What have you done since graduating from Prep?
After completing my BA at Georgetown University with a history major, I knew I needed a complete change from study and, after summer work, decided to travel. As it happened, my first destination answered my need. I spent nine months at the Madonna House Community in Combermere, Ontario, a Roman Catholic community of lay men and women and priests living a simple but radical Gospel life. During the nine months I spent there as a working guest, I fell in love with the community and it's simple Nazareth life of prayer, work, and hospitality. It clarified my life values and deepened my desire to live the Christian life wholeheartedly. Immediately following this period, I spent two years in the Jesuit Volunteer Corps, living in a JVC community in Baltimore and serving those in need of food and other basic necessities at an ecumenically-funded emergency services center in south Baltimore. My attraction to the life and vocation of the Madonna House Apostolate remained strong and I returned there in 1981 to enter the community. I made my first promises of poverty, chastity, and obedience in 1983 and my perpetual promises in 1990. In my 36 years under promises as a lay man in the community, I have served in many of the community's missions. I helped open our house of prayer in North Yorkshire in 1985 and later was re-assigned as its director in 2004. I spent several very happy years working on our farm, which serves our main community center in Ontario, where I was the cheesemaker and assisted in other farm duties. My assignment to our mission in Ho, Ghana in 1995-96 was short but a heart and mind-expanding experience. I served as one of our directors of formation (for new members discerning our vocation) for four years beginning in 2008. We have missions in Regina, SK and Edmonton, AB which run soup kitchens and clothing rooms, serving those in need. I have received numerous assignments to both these missions and am presently the director or our house in Regina. It is a privilege to serve those who come to us.

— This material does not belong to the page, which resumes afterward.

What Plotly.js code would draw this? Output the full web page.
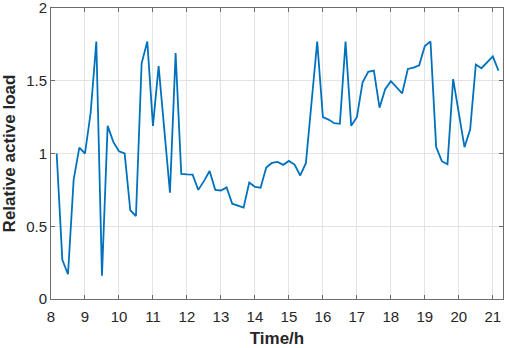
<!DOCTYPE html>
<html>
<head>
<meta charset="utf-8">
<script src="https://cdn.plot.ly/plotly-3.0.1.min.js"></script>
<style>html,body{margin:0;padding:0;background:#fff;}#chart{width:505px;height:348px;}</style>
</head>
<body>
<div id="chart"></div>
<script>
// Time in hours (10-minute samples)
const timeH = [
  8.1667, 8.3333, 8.5, 8.6667, 8.8333, 9.0, 9.1667, 9.3333, 9.5, 9.6667, 9.8333,
  10.0, 10.1667, 10.3333, 10.5, 10.6667, 10.8333, 11.0, 11.1667, 11.3333, 11.5, 11.6667, 11.8333,
  12.0, 12.1667, 12.3333, 12.5, 12.6667, 12.8333, 13.0, 13.1667, 13.3333, 13.5, 13.6667, 13.8333,
  14.0, 14.1667, 14.3333, 14.5, 14.6667, 14.8333, 15.0, 15.1667, 15.3333, 15.5, 15.6667, 15.8333,
  16.0, 16.1667, 16.3333, 16.5, 16.6667, 16.8333, 17.0, 17.1667, 17.3333, 17.5, 17.6667, 17.8333,
  18.0, 18.1667, 18.3333, 18.5, 18.6667, 18.8333, 19.0, 19.1667, 19.3333, 19.5, 19.6667, 19.8333,
  20.0, 20.1667, 20.3333, 20.5, 20.6667, 20.8333, 21.0, 21.1667
];
// Relative active load
const relLoad = [
  1.00, 0.27, 0.17, 0.82, 1.04, 1.00, 1.28, 1.77, 0.16, 1.19, 1.08,
  1.015, 1.00, 0.61, 0.57, 1.62, 1.77, 1.19, 1.60, 1.16, 0.73, 1.69, 0.86,
  0.857, 0.855, 0.75, 0.81, 0.88, 0.75, 0.746, 0.767, 0.655, 0.64, 0.628, 0.80,
  0.771, 0.765, 0.903, 0.935, 0.942, 0.922, 0.949, 0.924, 0.849, 0.933, 1.35, 1.77,
  1.25, 1.233, 1.208, 1.204, 1.77, 1.19, 1.249, 1.488, 1.561, 1.57, 1.315, 1.442,
  1.497, 1.454, 1.413, 1.581, 1.59, 1.606, 1.738, 1.77, 1.044, 0.947, 0.926, 1.511,
  1.283, 1.044, 1.165, 1.611, 1.586, 1.625, 1.668, 1.57
];
const xTicks = [8,9,10,11,12,13,14,15,16,17,18,19,20,21];
const yTicks = [0,0.5,1,1.5,2];

const font = 'Liberation Sans, Arial, Helvetica, sans-serif';
const axisCommon = {
  showline: true, linecolor: '#6b6b6b', linewidth: 1, mirror: 'allticks',
  ticks: 'inside', ticklen: 4, tickcolor: '#6b6b6b', tickwidth: 1,
  showgrid: true, gridcolor: '#e3e3e3', gridwidth: 1, zeroline: false,
  ticklabeloverflow: 'allow',
  tickfont: {family: font, size: 15, color: '#262626'}
};
Plotly.newPlot('chart', [{
  x: timeH, y: relLoad, type: 'scatter', mode: 'lines',
  line: {color: '#0072BD', width: 1.8}
}], {
  width: 505, height: 348,
  margin: {l: 51, r: 2, t: 8, b: 49},
  paper_bgcolor: '#fff', plot_bgcolor: '#fff',
  showlegend: false,
  xaxis: Object.assign({}, axisCommon, {
    range: [8, 21.3], tickvals: xTicks, ticktext: xTicks.map(String),
    ticklabelstandoff: 4,
    title: {text: '<b>Time/h</b>', font: {family: font, size: 17, color: '#262626'}, standoff: 8}
  }),
  yaxis: Object.assign({}, axisCommon, {
    range: [0, 2], tickvals: yTicks, ticktext: ['0','0.5','1','1.5','2'],
    title: {text: '<b>Relative active load</b>', font: {family: font, size: 17, color: '#262626'}, standoff: 6}
  })
}, {displayModeBar: false, staticPlot: true});
</script>
</body>
</html>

What advice do you have for current Georgetown Prep students?
Develop a spiritual life, a habit of spending time in prayer daily. It will open your heart in a personal way to God, who brings joy and makes all things possible – including living through the challenges, difficulties and personal failures in life which are bound to come. It is true that failures, once accepted, help make us become more compassionate and open to others in need. Pray to know God's will for your life and be confident that you will, in due course, come to know it. Keep your focus – don't give up! Read the lives of the Saints – great men and women! And become one yourself. Life is certainly not easy, but with God, it is always an adventure.